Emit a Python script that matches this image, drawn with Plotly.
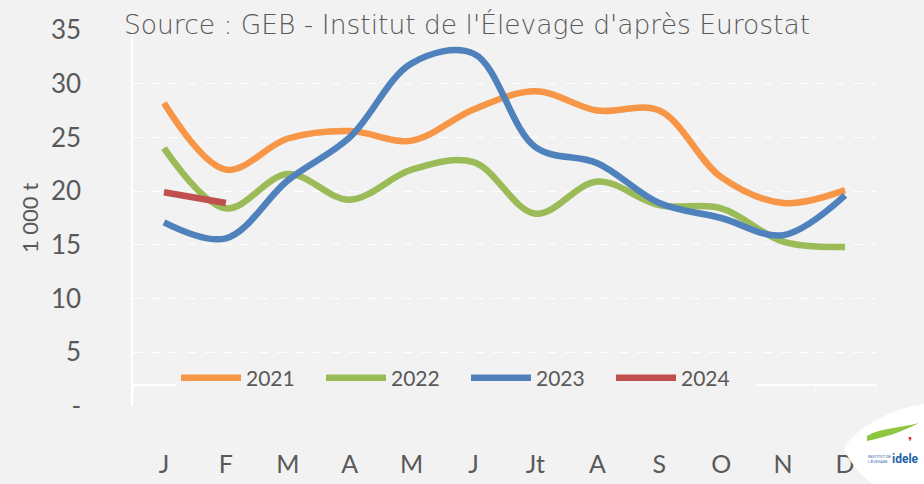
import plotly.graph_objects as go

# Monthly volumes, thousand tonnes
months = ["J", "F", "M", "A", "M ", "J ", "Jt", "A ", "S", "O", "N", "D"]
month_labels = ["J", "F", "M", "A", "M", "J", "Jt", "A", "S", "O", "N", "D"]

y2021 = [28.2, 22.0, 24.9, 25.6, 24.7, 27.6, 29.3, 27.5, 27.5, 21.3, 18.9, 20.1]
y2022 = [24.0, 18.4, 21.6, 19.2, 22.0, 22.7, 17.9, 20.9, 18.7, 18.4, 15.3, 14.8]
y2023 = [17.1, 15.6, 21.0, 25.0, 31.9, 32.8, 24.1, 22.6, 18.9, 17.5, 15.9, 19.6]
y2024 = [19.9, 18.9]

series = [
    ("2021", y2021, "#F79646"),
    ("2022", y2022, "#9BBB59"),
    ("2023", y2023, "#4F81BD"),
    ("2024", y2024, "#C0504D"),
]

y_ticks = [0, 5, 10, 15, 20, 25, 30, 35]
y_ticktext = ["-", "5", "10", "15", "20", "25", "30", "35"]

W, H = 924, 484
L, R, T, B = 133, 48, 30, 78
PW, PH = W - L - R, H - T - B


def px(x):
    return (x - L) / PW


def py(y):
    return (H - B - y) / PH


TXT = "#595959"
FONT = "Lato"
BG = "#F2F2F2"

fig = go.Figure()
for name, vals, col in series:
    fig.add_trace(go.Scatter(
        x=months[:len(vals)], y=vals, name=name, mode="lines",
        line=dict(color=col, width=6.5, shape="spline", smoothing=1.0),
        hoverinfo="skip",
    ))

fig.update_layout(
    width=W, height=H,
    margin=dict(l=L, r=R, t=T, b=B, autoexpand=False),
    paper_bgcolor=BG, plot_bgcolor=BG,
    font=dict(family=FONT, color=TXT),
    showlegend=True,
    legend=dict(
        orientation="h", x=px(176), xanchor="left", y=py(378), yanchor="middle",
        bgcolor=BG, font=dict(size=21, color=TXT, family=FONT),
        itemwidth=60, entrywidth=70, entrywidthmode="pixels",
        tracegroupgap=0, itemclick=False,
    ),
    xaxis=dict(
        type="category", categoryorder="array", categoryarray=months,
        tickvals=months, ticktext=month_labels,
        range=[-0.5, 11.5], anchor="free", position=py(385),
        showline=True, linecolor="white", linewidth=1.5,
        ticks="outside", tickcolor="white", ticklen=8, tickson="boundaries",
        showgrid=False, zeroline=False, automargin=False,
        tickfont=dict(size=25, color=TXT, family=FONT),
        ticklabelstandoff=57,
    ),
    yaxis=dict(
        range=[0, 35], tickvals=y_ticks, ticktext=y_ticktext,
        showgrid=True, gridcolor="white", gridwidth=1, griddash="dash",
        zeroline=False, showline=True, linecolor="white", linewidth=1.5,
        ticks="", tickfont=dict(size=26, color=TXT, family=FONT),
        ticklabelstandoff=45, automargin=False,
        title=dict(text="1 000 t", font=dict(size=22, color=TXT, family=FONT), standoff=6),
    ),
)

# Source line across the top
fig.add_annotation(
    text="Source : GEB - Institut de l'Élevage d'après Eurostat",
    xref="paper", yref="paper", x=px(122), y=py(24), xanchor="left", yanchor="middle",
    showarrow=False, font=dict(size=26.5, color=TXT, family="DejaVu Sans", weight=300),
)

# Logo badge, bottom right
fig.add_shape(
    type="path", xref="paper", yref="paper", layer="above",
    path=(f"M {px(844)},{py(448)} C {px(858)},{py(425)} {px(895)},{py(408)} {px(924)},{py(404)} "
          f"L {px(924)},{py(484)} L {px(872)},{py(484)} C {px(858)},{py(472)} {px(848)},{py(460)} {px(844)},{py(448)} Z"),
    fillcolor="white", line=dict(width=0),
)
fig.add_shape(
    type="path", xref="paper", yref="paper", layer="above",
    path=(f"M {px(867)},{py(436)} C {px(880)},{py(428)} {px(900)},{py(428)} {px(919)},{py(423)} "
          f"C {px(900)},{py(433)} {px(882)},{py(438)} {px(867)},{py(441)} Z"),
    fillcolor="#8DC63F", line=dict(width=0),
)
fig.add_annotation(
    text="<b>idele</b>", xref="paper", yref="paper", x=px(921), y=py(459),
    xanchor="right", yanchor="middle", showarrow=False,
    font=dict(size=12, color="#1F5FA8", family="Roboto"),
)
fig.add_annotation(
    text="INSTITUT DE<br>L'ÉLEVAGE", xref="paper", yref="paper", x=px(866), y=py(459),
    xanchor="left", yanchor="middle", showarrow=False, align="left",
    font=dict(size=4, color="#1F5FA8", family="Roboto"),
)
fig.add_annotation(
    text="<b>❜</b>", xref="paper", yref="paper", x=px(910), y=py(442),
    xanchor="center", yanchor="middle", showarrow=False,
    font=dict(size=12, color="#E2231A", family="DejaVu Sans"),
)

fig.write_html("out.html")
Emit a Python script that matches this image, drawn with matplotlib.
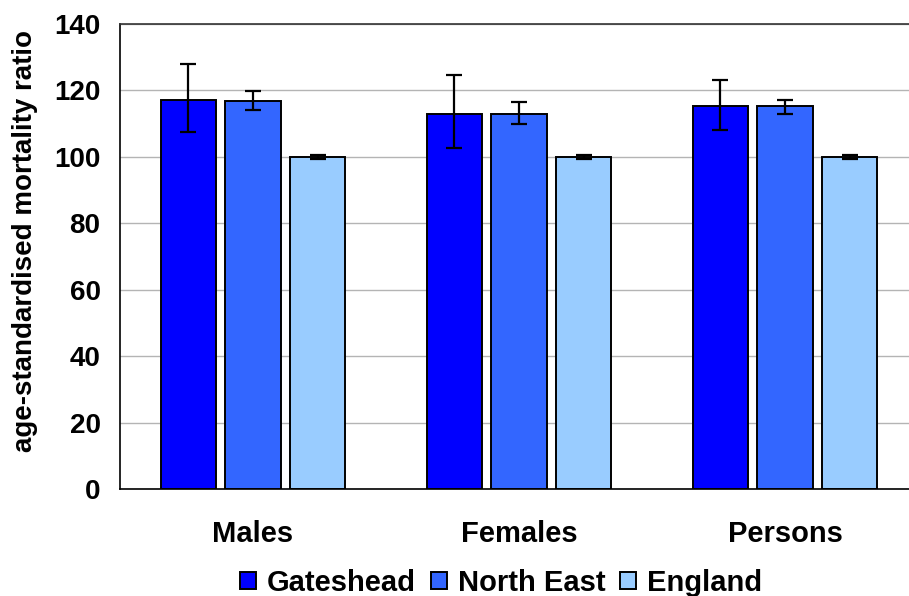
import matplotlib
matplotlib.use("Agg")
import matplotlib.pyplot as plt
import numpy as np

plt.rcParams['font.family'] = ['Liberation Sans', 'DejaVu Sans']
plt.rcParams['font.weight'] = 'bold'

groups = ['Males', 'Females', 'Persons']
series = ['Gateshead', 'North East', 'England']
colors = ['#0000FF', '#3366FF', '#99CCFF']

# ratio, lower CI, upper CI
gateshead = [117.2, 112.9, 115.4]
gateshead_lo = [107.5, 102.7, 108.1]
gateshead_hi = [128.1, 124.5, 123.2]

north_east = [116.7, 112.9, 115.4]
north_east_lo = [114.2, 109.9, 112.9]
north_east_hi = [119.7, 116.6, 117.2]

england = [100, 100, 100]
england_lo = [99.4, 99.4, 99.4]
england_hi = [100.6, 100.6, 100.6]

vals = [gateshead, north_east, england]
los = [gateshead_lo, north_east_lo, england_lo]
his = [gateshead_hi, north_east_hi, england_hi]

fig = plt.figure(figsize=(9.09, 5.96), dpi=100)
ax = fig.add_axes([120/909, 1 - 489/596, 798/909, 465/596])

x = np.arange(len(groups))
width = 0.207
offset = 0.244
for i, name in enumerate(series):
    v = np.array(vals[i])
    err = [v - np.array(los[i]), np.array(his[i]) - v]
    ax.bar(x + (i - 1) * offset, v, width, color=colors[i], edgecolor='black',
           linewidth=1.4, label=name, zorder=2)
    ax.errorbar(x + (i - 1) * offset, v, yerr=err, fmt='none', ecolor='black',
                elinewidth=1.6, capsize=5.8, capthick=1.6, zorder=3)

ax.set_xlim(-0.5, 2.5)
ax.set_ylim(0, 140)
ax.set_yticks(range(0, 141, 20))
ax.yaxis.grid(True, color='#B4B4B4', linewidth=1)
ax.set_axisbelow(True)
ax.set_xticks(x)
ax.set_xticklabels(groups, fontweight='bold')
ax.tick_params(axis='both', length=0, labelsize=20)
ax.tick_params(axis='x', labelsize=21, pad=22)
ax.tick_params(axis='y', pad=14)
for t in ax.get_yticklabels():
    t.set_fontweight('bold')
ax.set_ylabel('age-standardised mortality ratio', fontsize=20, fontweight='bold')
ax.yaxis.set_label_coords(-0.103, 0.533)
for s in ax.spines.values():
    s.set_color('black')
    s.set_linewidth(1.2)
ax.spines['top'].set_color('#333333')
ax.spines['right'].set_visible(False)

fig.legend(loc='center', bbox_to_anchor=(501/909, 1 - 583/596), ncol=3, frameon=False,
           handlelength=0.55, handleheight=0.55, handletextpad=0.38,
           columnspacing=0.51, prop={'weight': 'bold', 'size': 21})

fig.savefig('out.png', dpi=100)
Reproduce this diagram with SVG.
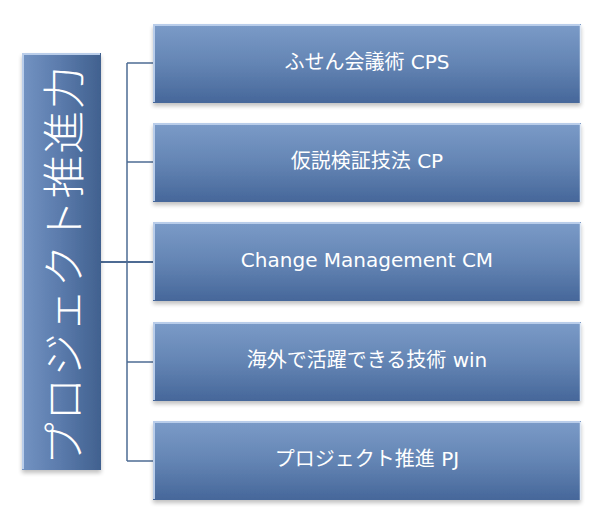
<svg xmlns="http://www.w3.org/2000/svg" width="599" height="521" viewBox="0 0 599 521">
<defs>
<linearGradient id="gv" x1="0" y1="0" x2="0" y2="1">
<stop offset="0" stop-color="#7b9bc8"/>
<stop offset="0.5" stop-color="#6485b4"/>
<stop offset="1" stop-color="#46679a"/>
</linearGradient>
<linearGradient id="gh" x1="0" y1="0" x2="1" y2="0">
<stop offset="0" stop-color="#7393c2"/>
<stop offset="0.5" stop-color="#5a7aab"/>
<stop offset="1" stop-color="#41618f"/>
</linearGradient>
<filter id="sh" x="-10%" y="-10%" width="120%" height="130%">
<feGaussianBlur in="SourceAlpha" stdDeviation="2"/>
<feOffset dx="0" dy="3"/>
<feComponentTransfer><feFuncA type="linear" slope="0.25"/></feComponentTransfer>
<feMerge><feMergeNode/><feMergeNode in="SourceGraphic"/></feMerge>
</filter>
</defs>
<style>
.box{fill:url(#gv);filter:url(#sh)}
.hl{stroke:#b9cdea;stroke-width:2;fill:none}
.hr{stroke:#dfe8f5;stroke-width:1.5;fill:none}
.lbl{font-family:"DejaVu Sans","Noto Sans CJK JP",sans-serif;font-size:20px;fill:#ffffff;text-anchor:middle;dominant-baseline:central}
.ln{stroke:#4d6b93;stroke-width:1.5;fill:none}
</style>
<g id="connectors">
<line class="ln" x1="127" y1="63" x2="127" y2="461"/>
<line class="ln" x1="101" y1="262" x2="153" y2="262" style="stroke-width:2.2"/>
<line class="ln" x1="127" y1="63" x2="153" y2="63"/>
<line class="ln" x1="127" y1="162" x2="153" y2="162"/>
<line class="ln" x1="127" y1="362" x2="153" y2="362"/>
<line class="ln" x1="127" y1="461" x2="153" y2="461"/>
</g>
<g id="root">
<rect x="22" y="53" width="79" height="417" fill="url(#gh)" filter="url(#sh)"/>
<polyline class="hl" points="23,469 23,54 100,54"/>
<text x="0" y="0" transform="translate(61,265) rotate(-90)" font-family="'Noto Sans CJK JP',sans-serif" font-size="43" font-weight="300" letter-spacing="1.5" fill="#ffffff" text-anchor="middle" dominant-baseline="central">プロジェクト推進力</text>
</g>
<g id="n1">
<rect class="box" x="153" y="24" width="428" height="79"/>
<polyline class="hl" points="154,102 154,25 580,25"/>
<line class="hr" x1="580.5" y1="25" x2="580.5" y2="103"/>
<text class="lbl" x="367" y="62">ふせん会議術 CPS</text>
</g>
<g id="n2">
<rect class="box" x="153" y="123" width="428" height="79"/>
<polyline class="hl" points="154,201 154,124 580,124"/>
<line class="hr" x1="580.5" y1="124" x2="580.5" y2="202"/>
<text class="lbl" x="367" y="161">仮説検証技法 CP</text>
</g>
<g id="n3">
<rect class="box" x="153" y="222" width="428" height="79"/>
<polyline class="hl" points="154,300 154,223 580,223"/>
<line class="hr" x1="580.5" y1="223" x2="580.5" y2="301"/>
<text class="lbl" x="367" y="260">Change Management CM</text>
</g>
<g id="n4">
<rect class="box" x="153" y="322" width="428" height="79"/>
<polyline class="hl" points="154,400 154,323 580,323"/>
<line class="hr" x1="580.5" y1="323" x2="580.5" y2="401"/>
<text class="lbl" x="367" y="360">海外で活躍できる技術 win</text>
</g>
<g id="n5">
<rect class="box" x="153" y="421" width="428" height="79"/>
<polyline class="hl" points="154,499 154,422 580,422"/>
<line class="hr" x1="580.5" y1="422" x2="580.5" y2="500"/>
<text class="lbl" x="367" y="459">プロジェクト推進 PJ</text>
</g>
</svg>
------------------------------
▶ [Written problem]: The material above holds pictures; leave them out. Repeat exactly the lines from the one containing "drawn with matplotlib." through the one containing "ax.spines['right'].set_visible(False)", and nothing else.

▶ [Complete output]:
Emit a Python script that matches this image, drawn with matplotlib.
import matplotlib
matplotlib.use("Agg")
import matplotlib.pyplot as plt
import numpy as np

plt.rcParams['font.family'] = ['Liberation Sans', 'DejaVu Sans']
plt.rcParams['font.weight'] = 'bold'

groups = ['Males', 'Females', 'Persons']
series = ['Gateshead', 'North East', 'England']
colors = ['#0000FF', '#3366FF', '#99CCFF']

# ratio, lower CI, upper CI
gateshead = [117.2, 112.9, 115.4]
gateshead_lo = [107.5, 102.7, 108.1]
gateshead_hi = [128.1, 124.5, 123.2]

north_east = [116.7, 112.9, 115.4]
north_east_lo = [114.2, 109.9, 112.9]
north_east_hi = [119.7, 116.6, 117.2]

england = [100, 100, 100]
england_lo = [99.4, 99.4, 99.4]
england_hi = [100.6, 100.6, 100.6]

vals = [gateshead, north_east, england]
los = [gateshead_lo, north_east_lo, england_lo]
his = [gateshead_hi, north_east_hi, england_hi]

fig = plt.figure(figsize=(9.09, 5.96), dpi=100)
ax = fig.add_axes([120/909, 1 - 489/596, 798/909, 465/596])

x = np.arange(len(groups))
width = 0.207
offset = 0.244
for i, name in enumerate(series):
    v = np.array(vals[i])
    err = [v - np.array(los[i]), np.array(his[i]) - v]
    ax.bar(x + (i - 1) * offset, v, width, color=colors[i], edgecolor='black',
           linewidth=1.4, label=name, zorder=2)
    ax.errorbar(x + (i - 1) * offset, v, yerr=err, fmt='none', ecolor='black',
                elinewidth=1.6, capsize=5.8, capthick=1.6, zorder=3)

ax.set_xlim(-0.5, 2.5)
ax.set_ylim(0, 140)
ax.set_yticks(range(0, 141, 20))
ax.yaxis.grid(True, color='#B4B4B4', linewidth=1)
ax.set_axisbelow(True)
ax.set_xticks(x)
ax.set_xticklabels(groups, fontweight='bold')
ax.tick_params(axis='both', length=0, labelsize=20)
ax.tick_params(axis='x', labelsize=21, pad=22)
ax.tick_params(axis='y', pad=14)
for t in ax.get_yticklabels():
    t.set_fontweight('bold')
ax.set_ylabel('age-standardised mortality ratio', fontsize=20, fontweight='bold')
ax.yaxis.set_label_coords(-0.103, 0.533)
for s in ax.spines.values():
    s.set_color('black')
    s.set_linewidth(1.2)
ax.spines['top'].set_color('#333333')
ax.spines['right'].set_visible(False)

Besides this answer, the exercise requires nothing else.